Let's not be sentimental about this, or we'll misunderstand. This was not a matter of being nice so that the oppressors would be nice in return. There would be no melting of hearts. The oppressors would not be nice. The emotional discipline of these protests was a strategy, calculated to reveal the malice of oppression on faces that lacked discipline to conceal it.

So when black students sat down three years later at Woolworth's segregated lunch counters in Nashville and Greensboro, they did not come there to express their emotions. And when, almost eight years after the Battle of Little Rock, six hundred people walked across the Edmund Pettus Bridge in Selma on Bloody Sunday, they did not come to express their emotions. When violence came to these people, it was because of their actions, not because of their feelings. They had come there to act and to endure the consequence, captured on film without mixture.

These protests were actions rather than passions. The actions were brilliantly, strategically chosen. The principalities and powers could not let Elizabeth Eckford enter the high school, or let black students sit at the lunch counter, or let six hundred people march from Selma to Montgomery, without losing their authority; so they had to respond, and because there was no righteous option their response could only be violent. These incisive actions had grabbed oppression by the short hairs.

I was trained in the French theatrical tradition of a masque neutre, a face ready to respond to the present because it is unmarked by the past. You and I of course are marked by the past, but you try to respond to the thing in front of you rather than to history; it's a training in presence. If you succeed in dropping your dramas and traumas, then the currents, the sounds, the textures, the lights and spaces, the swirling passions of others are revealed. Eckford's masque neutre was the clean lens that projected the violence of others.

There are historical passions behind these movements -- centuries of grief, of mourning, of righteous prophetic anger, of waiting for the Day of the Lord when justice would roll down like waters, and righteousness like a mighty stream. But the actions don't speak -- they act. They grab injustice in a place where it hurts.

On the fiftieth anniversary of Bloody Sunday I walked with five hundred Unitarians and a hundred thousand other Americans across the Edmund Pettus Bridge. In the days before, we were visited by great artists of protest, including Rev. William Barber and Rev. C. T. Vivian.

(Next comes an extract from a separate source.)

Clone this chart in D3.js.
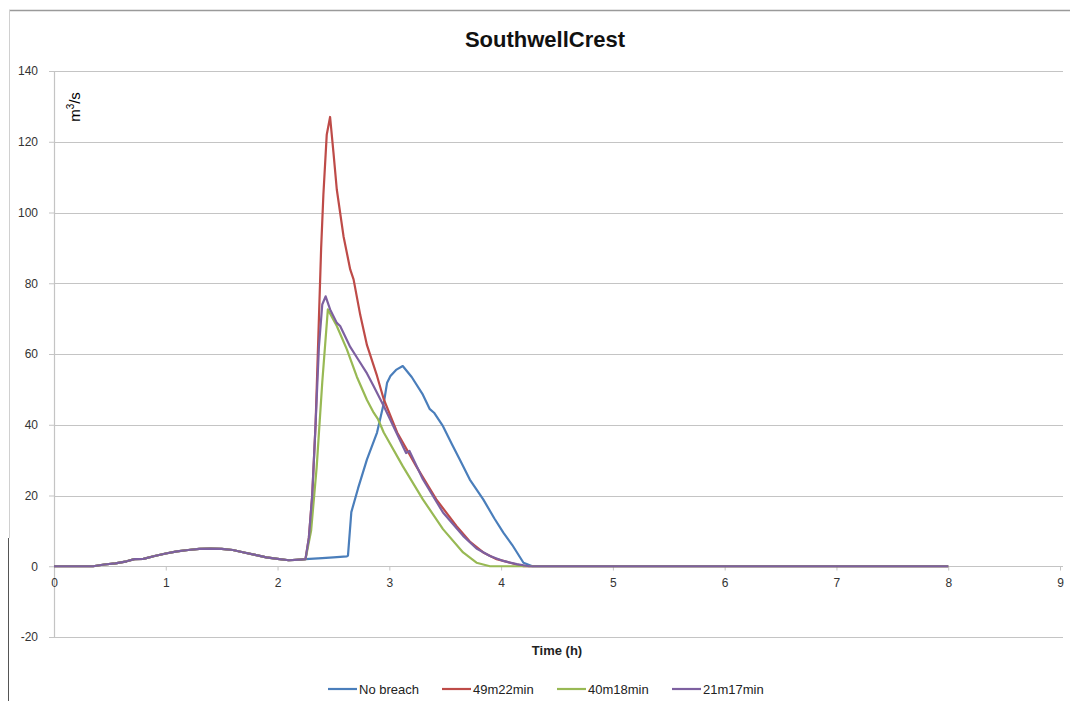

Vivian spoke with charm, candor and wit about the Freedom Rides, the Lunch Counter Protests, the Voting Rights Marches, the front and backstages of the campaign. A young protester asked him what it was that, half a century ago, had made victories possible, "so that [and here there was a sigh] we don't all feel so exhausted."

In the pause, this is what I thought. I'm not surprised you're exhausted. It's hard work expressing yourself. Coming into the streets every day and evening saying I'm here and I'm black or Latino or queer or poor and you've wronged us and we're angry and you should stop, can wear you out. And the powers can outlast you. To them your righteous sentiments and justified anger are abstractions. They're getting paid overtime. Their patience is greater than yours. They can wait. You haven't got them by the short hairs.

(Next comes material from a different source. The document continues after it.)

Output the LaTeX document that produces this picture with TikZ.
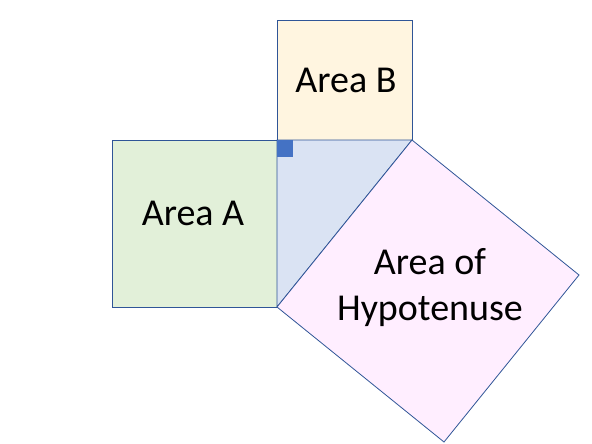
\documentclass[tikz,border=0pt]{standalone}
\usepackage{fontspec}
\setmainfont{Carlito}
\definecolor{edge}{HTML}{2F5597}
\definecolor{fa}{HTML}{E2F0D9}
\definecolor{fb}{HTML}{FFF5E0}
\definecolor{ft}{HTML}{DAE3F3}
\definecolor{fh}{HTML}{FFEEFF}
\definecolor{mk}{HTML}{4472C4}
\begin{document}
\begin{tikzpicture}[x=1pt,y=-1pt,
  face/.style={draw=edge,line width=0.8pt,line join=miter},
  lbl/.style={font=\fontsize{38}{46}\selectfont,align=center,inner sep=0pt}]
\useasboundingbox (0,0) rectangle (592,444);
\coordinate (C) at (277,140);
\coordinate (R) at (412,140);
\coordinate (L) at (277,307);
\coordinate (P) at (444,442);
\coordinate (Q) at (579,275);
\draw[face,fill=fa] (112,140) rectangle (277,307);
\draw[face,fill=fb] (277,20) rectangle (412,140);
\draw[face,fill=ft] (C) -- (R) -- (L) -- cycle;
\draw[face,fill=fh] (R) -- (L) -- (P) -- (Q) -- cycle;
\fill[mk] (277,140) rectangle (293,157);
\node[lbl] (a) at (193,213) {Area A};
\node[lbl] (b) at (346,80) {Area B};
\node[lbl] (h) at (430,288) {Area of\\Hypotenuse};
\end{tikzpicture}
\end{document}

C. T. Vivian said, as I remember, that the movement was repeatedly saved by its strategy, discipline and music.

It seems to me the songs are yet missing, songs that people of different generations, ethnicities and classes can sing together. Could we perhaps sing "Joe Hill", or "We Shall Overcome," without fighting about who created the song and which culture it belongs to and who has the right to sing it and with what apologies to whom? Can we remember what such songs once meant? And can we use them to unite rather than to divide? But perhaps new songs will emerge. Let us hope. They're not here yet.

And the strategies are absent without leave. Strategies that from the first moment put powers and principalities on the back foot, exposing the violence inherent in the system. To say who you are and how angry you are and what you demand and on what day, requiring potential allies to speak from your vocabulary list with your precise talking points, is not a strategy. Where is the direct action -- the action beneath and beyond speech -- that forces a response?

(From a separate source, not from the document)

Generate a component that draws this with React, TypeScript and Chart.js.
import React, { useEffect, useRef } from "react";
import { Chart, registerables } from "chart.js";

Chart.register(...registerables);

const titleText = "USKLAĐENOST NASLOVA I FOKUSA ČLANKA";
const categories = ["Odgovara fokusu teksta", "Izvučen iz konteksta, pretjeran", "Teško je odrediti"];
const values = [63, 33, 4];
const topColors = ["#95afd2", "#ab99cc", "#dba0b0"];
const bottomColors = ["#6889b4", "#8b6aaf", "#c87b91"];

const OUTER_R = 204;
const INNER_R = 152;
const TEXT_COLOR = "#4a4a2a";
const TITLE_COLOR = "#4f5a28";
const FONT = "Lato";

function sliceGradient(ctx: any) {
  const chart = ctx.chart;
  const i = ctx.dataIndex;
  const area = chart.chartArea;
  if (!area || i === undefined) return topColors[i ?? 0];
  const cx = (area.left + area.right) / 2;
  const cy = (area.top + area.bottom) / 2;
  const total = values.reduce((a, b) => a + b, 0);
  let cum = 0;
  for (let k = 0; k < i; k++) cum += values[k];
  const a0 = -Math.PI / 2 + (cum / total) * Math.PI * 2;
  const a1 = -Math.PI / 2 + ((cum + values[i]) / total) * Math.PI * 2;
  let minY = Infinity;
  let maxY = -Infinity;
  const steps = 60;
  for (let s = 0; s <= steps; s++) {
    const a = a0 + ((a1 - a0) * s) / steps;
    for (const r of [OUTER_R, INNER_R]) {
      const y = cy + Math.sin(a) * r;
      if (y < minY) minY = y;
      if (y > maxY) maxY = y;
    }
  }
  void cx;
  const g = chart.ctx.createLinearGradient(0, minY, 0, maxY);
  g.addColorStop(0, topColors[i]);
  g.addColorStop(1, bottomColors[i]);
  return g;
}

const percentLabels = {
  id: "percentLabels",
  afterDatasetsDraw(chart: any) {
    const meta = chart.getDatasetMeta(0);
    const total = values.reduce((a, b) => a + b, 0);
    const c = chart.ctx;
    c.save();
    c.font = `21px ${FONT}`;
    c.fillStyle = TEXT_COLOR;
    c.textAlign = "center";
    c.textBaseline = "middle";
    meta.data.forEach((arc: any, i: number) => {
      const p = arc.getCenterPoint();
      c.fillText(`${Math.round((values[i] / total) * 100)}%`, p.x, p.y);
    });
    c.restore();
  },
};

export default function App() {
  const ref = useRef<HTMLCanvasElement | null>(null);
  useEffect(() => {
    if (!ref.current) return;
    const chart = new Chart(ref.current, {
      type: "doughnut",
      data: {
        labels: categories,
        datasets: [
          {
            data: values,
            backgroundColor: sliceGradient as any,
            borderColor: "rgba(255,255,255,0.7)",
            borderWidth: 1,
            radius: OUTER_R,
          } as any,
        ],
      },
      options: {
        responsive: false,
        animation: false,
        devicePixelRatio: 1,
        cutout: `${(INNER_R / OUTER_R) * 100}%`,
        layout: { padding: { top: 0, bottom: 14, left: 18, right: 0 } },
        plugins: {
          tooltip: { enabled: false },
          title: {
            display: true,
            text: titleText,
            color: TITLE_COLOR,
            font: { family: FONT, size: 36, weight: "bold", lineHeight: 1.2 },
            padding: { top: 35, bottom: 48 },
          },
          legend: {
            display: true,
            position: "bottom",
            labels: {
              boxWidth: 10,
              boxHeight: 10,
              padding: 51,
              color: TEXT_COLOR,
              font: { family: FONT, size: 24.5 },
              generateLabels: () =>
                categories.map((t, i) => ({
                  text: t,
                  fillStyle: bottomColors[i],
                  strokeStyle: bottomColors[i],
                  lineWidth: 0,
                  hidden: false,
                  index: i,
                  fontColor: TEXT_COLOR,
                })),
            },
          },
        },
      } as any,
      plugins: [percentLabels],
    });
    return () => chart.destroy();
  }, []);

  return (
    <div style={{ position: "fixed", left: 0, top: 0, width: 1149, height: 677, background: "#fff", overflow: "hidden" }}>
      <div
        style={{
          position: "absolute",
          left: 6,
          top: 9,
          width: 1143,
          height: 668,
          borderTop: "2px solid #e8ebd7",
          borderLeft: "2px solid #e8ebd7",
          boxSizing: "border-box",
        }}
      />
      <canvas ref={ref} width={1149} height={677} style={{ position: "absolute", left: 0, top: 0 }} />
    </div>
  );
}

Today's exhausted protesters should study the Montgomery Bus Boycott. Though that action grew from decades of outrage, the execution of it was an exercise in patience, persistence and obedience, shrewd calculation and military discipline. At its center, augmenting the willingness of some persons to walk rather than ride in the back of the bus, was an alternative volunteer transportation system, using over three hundred vehicles for three hundred eighty-one days. There were timetables, commitments, commanders and soldiers. There wasn't, I think, much time for self-expression. Not even the choice of Rosa Parks as the spark of the boycott was spontaneous. She was one of several persons who had been arrested for protesting bus segregation, the one selected as a suitable figurehead. That community then withdrew its money from the bus company. The soldiers of justice didn't have to express themselves every day, because every day they had the oppressor by the short hairs.

I don't know what the new direct actions will be. I am waiting for them to emerge. They will be the kind of thing people can do without expressing themselves. People will be welcome to do them even if they don't come from our social location, even if they don't talk the way we talk. It won't matter how we talk; talk would be a distraction. The action itself, measured by the song, will be the thing.